February 18th in Black History

1688 – The first formal protest against slavery by an organized white
body in the English American colonies is made by Germantown,
Pennsylvania Quakers and Mennonites at a monthly meeting. When
some members of the Quaker community began to buy slaves,
Francis Daniel Pastorius, the founder of Germantown, was
outraged.  On this day, Pastorius will meet with three other
Germantown Quaker men to draft a denunciation of slavery.
Known as “The Germantown Protest,” it is regarded as the first
protest against slavery by whites in the American colonies.
The reasoning of the denunciation was based on the Golden
Rule: since white people did not want to be slaves themselves,
they had no right to enslave black African men and women.
Despite the Germantown Protest, some Quaker families continued
to keep slaves.  Nonetheless, by the 19th century Quakers were
prominent in the movement to abolish slavery in the United
States.

1865 – Confederate Troops abandon Charleston, South Carolina.   The
first Union troops to enter the city include the Twenty-first
U.S. Colored Troops, followed by two companies of the Fifty-
fourth Massachusetts Volunteers.

1867 – The Augusta Institute is founded in Georgia. It is established
as an institution of higher learning for African American
students, and moves to Atlanta in 1879. In 1913, the name is
changed to Morehouse College.

1894 – Paul Revere Williams is born in Los Angeles, California. He will
become a certified architect in 1921, and the first certified
African American architect west of the Mississippi.  He will
also become the first African American member of the American
Institute of Architects (AIA) in 1923. In 1939, he will win the
AIA Award of Merit for his design of the MCA Building in Los
Angeles. He will become one of the most famous African American
architects, designer of private  residences in Los Angeles, the
Hollywood YMCA, the Beverly-Wiltshire Hotel, UCLA’s Botany
Building and many others. Among his many awards will be the
NAACP’s Spingarn Medal in 1953. He will join the ancestors on
January 23, 1980.

1931 – Toni Morrison is born in Lorain, Ohio.  She will become one of
the most celebrated modern novelists of the 20th century,
winning the National Book Critics Award in 1978 for “Song of
Solomon” and the Pulitzer Prize for Fiction in 1988 for
“Beloved.”  In 1993, she will become the first African
American to win the Nobel Prize for Literature.

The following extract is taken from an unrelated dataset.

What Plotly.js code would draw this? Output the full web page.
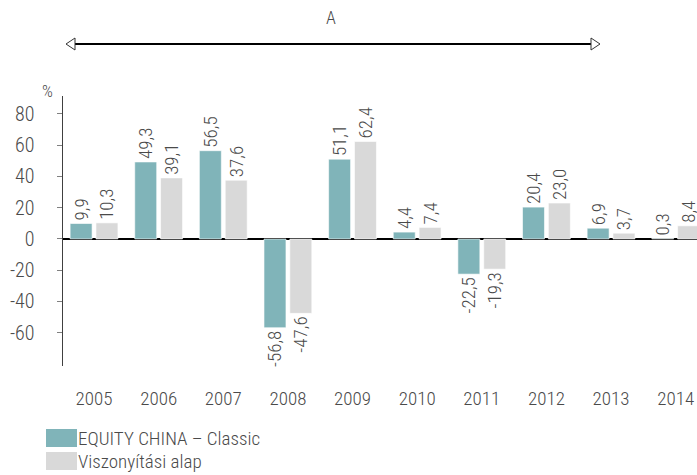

1965 – The Gambia gains its independence from Great Britain.

1973 – Palmer Hayden joins the ancestors in New York City.  One of the
principal artists of the Harlem Renaissance who, like Henry 0.
Tanner and others, studied in Paris, his most enduring work
often depicted everyday scenes of African American life.

1979 – The miniseries “Roots: The Next Generations” premiers on ABC
TV.

1995 – The NAACP replaces veteran chairman William Gibson with Myrlie
Evers-Williams, the widow of slain civil rights leader Medgar
Evers, after the rank-and-file declared no confidence in
Gibson’s leadership.

2006 – Shani Davis, from Chicago’s South Side, becomes the first Black
athlete to claim an individual gold medal in Winter Olympic
history, winning the 1,000-meter speedskating race in 1 min.,
8.89 seconds.

2013 – Damon Harris, former member of the Motown group The Temptations,
joins the ancestors at the age of 62 after succumbing to prostate
cancer. Harris joined the Temptations at age 20 in 1971 and
replaced Eddie Kendricks, one of the group’s original lead
singers. He was with the group until 1975, and was best known for
singing tenor on the band’s hit, “Papa was a Rolling Stone.”